Lipstick Traces, like many of Marcus’s other writings, is relevant to Hunacek’s third complaint, the one about stream-of-consciousness — or, as Marcus put it, free association.  Now Marcus is a professional writer and I am not, and I am under no illusion that I can make use of his stylistic innovations in cultural criticism with anything like his skill or effectiveness, not to say brilliance.  But Hunacek’s third objection, as far as I can tell, is not to my lack of skill nor even to the style he calls “heavy-handed” but to the very notion that a non sequitur, even a merely apparent non sequitur, can bring pleasure; so that his lack of discernment is the author’s fault, not his.

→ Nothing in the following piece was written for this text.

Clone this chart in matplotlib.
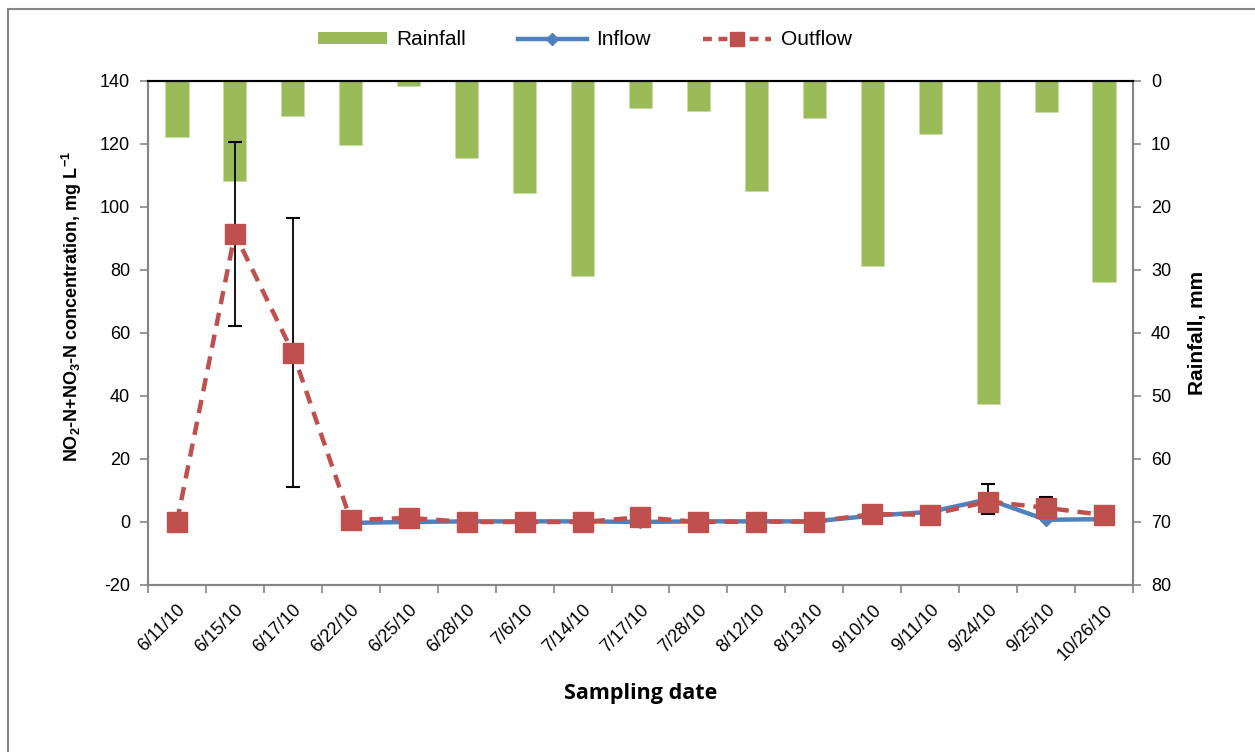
import numpy as np
import matplotlib.pyplot as plt
from matplotlib.patches import Patch, Rectangle
from matplotlib.lines import Line2D

plt.rcParams['font.family'] = ['Liberation Sans', 'DejaVu Sans']
plt.rcParams['mathtext.fontset'] = 'custom'
plt.rcParams['mathtext.rm'] = 'Liberation Sans'
plt.rcParams['mathtext.bf'] = 'Liberation Sans:bold'
plt.rcParams['axes.unicode_minus'] = False

dates = ['6/11/10', '6/15/10', '6/17/10', '6/22/10', '6/25/10', '6/28/10',
         '7/6/10', '7/14/10', '7/17/10', '7/28/10', '8/12/10', '8/13/10',
         '9/10/10', '9/11/10', '9/24/10', '9/25/10', '10/26/10']

rainfall = [8.9, 15.9, 5.6, 10.2, 0.8, 12.2, 17.8, 31.0, 4.3, 4.8,
            17.5, 5.8, 29.4, 8.4, 51.3, 4.9, 31.9]

nan = np.nan
inflow = [nan, nan, nan, -0.3, 0.0, 0.2, 0.2, 0.2, 0.0, 0.2,
          0.2, 0.2, 2.0, 3.2, 7.2, 0.7, 0.9]
inflow_err = [0, 0, 0, 0, 0, 0, 0, 0, 0, 0, 0, 0, 0, 0, 4.7, 0, 0]

outflow = [0.0, 91.5, 53.8, 0.6, 1.3, 0.0, 0.0, 0.0, 1.5, 0.0,
           0.1, 0.1, 2.5, 2.3, 6.5, 4.5, 2.2]
outflow_err = [0, 29.2, 42.7, 0, 0, 0, 0, 0, 0, 0, 0, 0, 0, 0, 0, 3.4, 0]

GREEN = '#9BBB59'
BLUE = '#4F81BD'
RED = '#C0504D'
AXIS_GRAY = '#868686'

fig = plt.figure(figsize=(12.55, 7.52), dpi=100)
ax = fig.add_axes([0.1179, 0.2221, 0.7849, 0.6702])
ax_r = ax.twinx()
ax.set_zorder(ax_r.get_zorder() + 1)
ax.patch.set_visible(False)

x = np.arange(len(dates))

# rainfall bars hang from the top of the secondary axis
ax_r.bar(x, rainfall, width=0.4, color=GREEN, edgecolor='#C9DCA6', linewidth=0.6)
ax_r.set_ylim(80, 0)
ax_r.set_yticks(np.arange(0, 81, 10))
ax_r.set_ylabel('Rainfall, mm', fontsize=15, fontweight='bold', labelpad=12)

ax.plot(x, inflow, color=BLUE, lw=3.2, marker='D', markersize=6,
        markerfacecolor=BLUE, markeredgecolor=BLUE, zorder=3)
in_mask = np.array(inflow_err) > 0
ax.errorbar(x[in_mask], np.array(inflow)[in_mask], yerr=np.array(inflow_err)[in_mask],
            fmt='none', ecolor='black', elinewidth=1.3, capsize=5, capthick=1.5, zorder=2)
ax.plot(x, outflow, color=RED, lw=3.2, ls=(0, (3, 2)), marker='s', markersize=14,
        markerfacecolor=RED, markeredgecolor=RED, zorder=4)
out_mask = np.array(outflow_err) > 0
ax.errorbar(x[out_mask], np.array(outflow)[out_mask], yerr=np.array(outflow_err)[out_mask],
            fmt='none', ecolor='black', elinewidth=1.3, capsize=5, capthick=1.5, zorder=2)

ax.set_xlim(-0.5, len(dates) - 0.5)
ax.set_ylim(-20, 140)
ax.set_yticks(np.arange(-20, 141, 20))
ax.set_xticks(x)
ax.set_xticklabels(dates, rotation=45, ha='right', rotation_mode='anchor', fontsize=13)
ax.set_xticks(np.arange(-0.5, len(dates), 1), minor=True)
ax.tick_params(axis='x', which='major', length=0, pad=12)
ax.tick_params(axis='x', which='minor', length=6, color=AXIS_GRAY, width=1.2)
ax.tick_params(axis='y', labelsize=13, length=6, pad=7, color=AXIS_GRAY, width=1.2)
ax_r.tick_params(axis='y', labelsize=13, length=6, pad=7, color=AXIS_GRAY, width=1.2)

ax.set_ylabel(r'NO$_\mathbf{2}$-N+NO$_\mathbf{3}$-N concentration, mg L$^\mathbf{-1}$',
              fontsize=13, fontweight='bold')
ax.yaxis.set_label_coords(-0.065, 0.553)
ax.set_xlabel('Sampling date', fontsize=15.5, fontweight='bold', family='Open Sans', labelpad=14)

for a in (ax, ax_r):
    for side in ('left', 'right', 'bottom'):
        a.spines[side].set_color(AXIS_GRAY)
        a.spines[side].set_linewidth(1.5)
    a.spines['top'].set_color('black')
    a.spines['top'].set_linewidth(1.5)

handles = [
    Patch(facecolor=GREEN, edgecolor='none'),
    Line2D([], [], color=BLUE, lw=3.2, marker='D', markersize=6),
    Line2D([], [], color=RED, lw=3.2, ls=(0, (2, 1.5)), marker='s', markersize=10),
]
fig.legend(handles, ['Rainfall', 'Inflow', 'Outflow'], loc='center',
           bbox_to_anchor=(0.466, 0.947), ncol=3, frameon=False, fontsize=15,
           handlelength=3.3, handleheight=0.5, columnspacing=2.5, handletextpad=0.45)

# chart border
fig.add_artist(Rectangle((8 / 1255, -0.05), 1.1, 1.05 - 9 / 752, transform=fig.transFigure,
                         fill=False, edgecolor=AXIS_GRAY, linewidth=1.5))

fig.savefig('out.png', dpi=100)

Each chapter of MWA is in fact organized around a “tightly directed narrative” — with the possible exception of the last part of Chapter 8 — and I’m not going to spoil the reader’s pleasure, such as it is, in figuring out where the direction points.  But I do want to share what I understood while listening to Marcus at Albertine, about why I needed to write in that particular way.  I have long felt that writing about certain particularly sensitive topics in the practice of mathematics leads invariably to dead ends.  (A good example is the controversy over whether mathematics is invented or discovered; there are many others.)  I didn’t want to avoid sensitive topics; on the contrary, as far as possible I wanted to write only about sensitive topics.  Tackling them head-on — taking a right vs. wrong position one way or the other — would clearly lead me to the same dead ends.  So I chose to follow Marcus and to argue by the evidence of lipstick traces — by means of analogies, anecdotes, stories, digressions, and often incongruous or “daft … off the wall” juxtapositions “to excite the reader to further imagining and thought rather than mere agreement or disagreement.”  (Brendan Larvor referred to this, eloquently, as “disclosure through juxtaposition and paradox,” which he considers a “Parisian activity.”  Marcus is well-versed in critical theory of the Frankfurt as well as Parisian variety, though he belongs to no -ism.)  And accessorily, to incite professionally qualified readers — historians, for example — to investigate some of the more suggestive lipstick traces that may have been overlooked.

Marcus said it much better at Albertine, in connection with his own aims as a writer, but those words are no longer available to me.

I have to write about one more paragraph in Hunacek’s review, the most problematic as far as I’m concerned, before I’m ready to post quotations from the review prominently on this blog.  I’ll also consider the question of whether, on balance, the publication of this kind of negative review isn’t a blessing in disguise.  But that’s for another time.

P.S.  Lipstick Traces is also indirectly and implausibly responsible for the inclusion of Figure 6.4 in MWA, and more directly and plausibly responsible for the brief discussion of Isidore Isou in the same chapter.